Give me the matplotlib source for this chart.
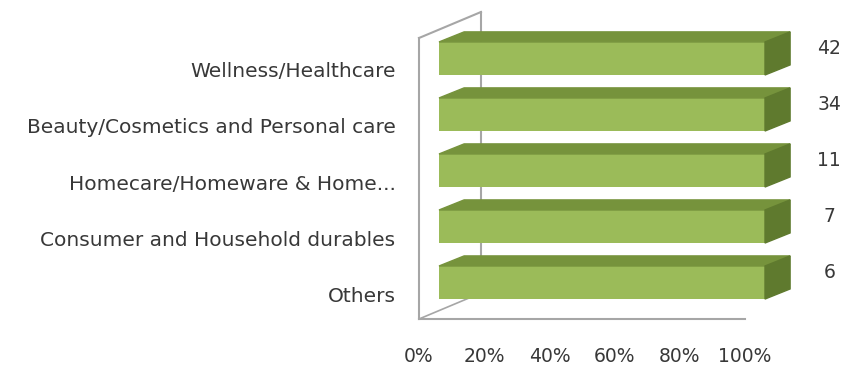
import matplotlib
matplotlib.use("Agg")
from matplotlib import pyplot as plt
from matplotlib.patches import Polygon
from matplotlib.transforms import ScaledTranslation

categories = ["Others", "Consumer and Household durables",
              "Homecare/Homeware & Home...", "Beauty/Cosmetics and Personal care",
              "Wellness/Healthcare"]
values = [6, 7, 11, 34, 42]
ticks = [0, 20, 40, 60, 80, 100]

front = "#9BBB59"
top = "#76933C"
side = "#5F7A2E"
wall = "#A6A6A6"
text = "#383838"

plt.rcParams["font.family"] = ["DejaVu Sans"]

fig = plt.figure(figsize=(8.51, 3.71), dpi=100)
ax = fig.add_axes([419 / 851, 52 / 371, 326 / 851, 281 / 371])
ax.set_xlim(0, 100)
ax.set_ylim(-0.446, 4.571)

# 3d depth of a bar, in data units
dx, dy = 7.7, 0.18
h = 0.59
shift = ax.transData + ScaledTranslation(0.20, 0.115, fig.dpi_scale_trans)

# back wall (left side) and floor edges
wx, wy = 19.0, 0.464
y0, y1 = ax.get_ylim()
ax.plot([wx, wx], [y0 + wy, y1 + wy], color=wall, lw=1.5, clip_on=False, zorder=1)
ax.plot([0, wx], [y1, y1 + wy], color=wall, lw=1.5, clip_on=False, zorder=1)
ax.plot([0, wx], [y0, y0 + wy], color=wall, lw=1.2, clip_on=False, zorder=1)

for i, v in enumerate(values):
    pct = v / v * 100
    ax.barh(i, pct, height=h, color=front, transform=shift, zorder=3, clip_on=False)
    yb, yt = i - h / 2, i + h / 2
    ax.add_patch(Polygon([(0, yt), (pct, yt), (pct + dx, yt + dy), (dx, yt + dy)],
                         closed=True, color=top, transform=shift, zorder=3, clip_on=False))
    ax.add_patch(Polygon([(pct, yb), (pct + dx, yb + dy), (pct + dx, yt + dy), (pct, yt)],
                         closed=True, color=side, transform=shift, zorder=3, clip_on=False))
    ax.text(pct + dx + 12, i + 0.17, str(v), transform=shift, ha="center",
            va="center", fontsize=13.5, color=text, clip_on=False)

for s in ["top", "right"]:
    ax.spines[s].set_visible(False)
ax.spines["left"].set_color(wall)
ax.spines["bottom"].set_color(wall)
ax.spines["left"].set_linewidth(1.5)
ax.spines["bottom"].set_linewidth(1.5)

ax.set_xticks(ticks)
ax.set_xticklabels([f"{t}%" for t in ticks])
ax.set_yticks(range(len(categories)))
ax.set_yticklabels(categories)
ax.tick_params(axis="x", length=0, pad=20, labelsize=13.5, labelcolor=text)
ax.tick_params(axis="y", length=0, pad=17, labelsize=14.5, labelcolor=text)

fig.savefig("out.png", dpi=100)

_What is being asked_
Without the pictures, write out all of the material exactly.

_Output for this task_
Give me the matplotlib source for this chart.
import matplotlib
matplotlib.use("Agg")
from matplotlib import pyplot as plt
from matplotlib.patches import Polygon
from matplotlib.transforms import ScaledTranslation

categories = ["Others", "Consumer and Household durables",
              "Homecare/Homeware & Home...", "Beauty/Cosmetics and Personal care",
              "Wellness/Healthcare"]
values = [6, 7, 11, 34, 42]
ticks = [0, 20, 40, 60, 80, 100]

front = "#9BBB59"
top = "#76933C"
side = "#5F7A2E"
wall = "#A6A6A6"
text = "#383838"

plt.rcParams["font.family"] = ["DejaVu Sans"]

fig = plt.figure(figsize=(8.51, 3.71), dpi=100)
ax = fig.add_axes([419 / 851, 52 / 371, 326 / 851, 281 / 371])
ax.set_xlim(0, 100)
ax.set_ylim(-0.446, 4.571)

# 3d depth of a bar, in data units
dx, dy = 7.7, 0.18
h = 0.59
shift = ax.transData + ScaledTranslation(0.20, 0.115, fig.dpi_scale_trans)

# back wall (left side) and floor edges
wx, wy = 19.0, 0.464
y0, y1 = ax.get_ylim()
ax.plot([wx, wx], [y0 + wy, y1 + wy], color=wall, lw=1.5, clip_on=False, zorder=1)
ax.plot([0, wx], [y1, y1 + wy], color=wall, lw=1.5, clip_on=False, zorder=1)
ax.plot([0, wx], [y0, y0 + wy], color=wall, lw=1.2, clip_on=False, zorder=1)

for i, v in enumerate(values):
    pct = v / v * 100
    ax.barh(i, pct, height=h, color=front, transform=shift, zorder=3, clip_on=False)
    yb, yt = i - h / 2, i + h / 2
    ax.add_patch(Polygon([(0, yt), (pct, yt), (pct + dx, yt + dy), (dx, yt + dy)],
                         closed=True, color=top, transform=shift, zorder=3, clip_on=False))
    ax.add_patch(Polygon([(pct, yb), (pct + dx, yb + dy), (pct + dx, yt + dy), (pct, yt)],
                         closed=True, color=side, transform=shift, zorder=3, clip_on=False))
    ax.text(pct + dx + 12, i + 0.17, str(v), transform=shift, ha="center",
            va="center", fontsize=13.5, color=text, clip_on=False)

for s in ["top", "right"]:
    ax.spines[s].set_visible(False)
ax.spines["left"].set_color(wall)
ax.spines["bottom"].set_color(wall)
ax.spines["left"].set_linewidth(1.5)
ax.spines["bottom"].set_linewidth(1.5)

ax.set_xticks(ticks)
ax.set_xticklabels([f"{t}%" for t in ticks])
ax.set_yticks(range(len(categories)))
ax.set_yticklabels(categories)
ax.tick_params(axis="x", length=0, pad=20, labelsize=13.5, labelcolor=text)
ax.tick_params(axis="y", length=0, pad=17, labelsize=14.5, labelcolor=text)

fig.savefig("out.png", dpi=100)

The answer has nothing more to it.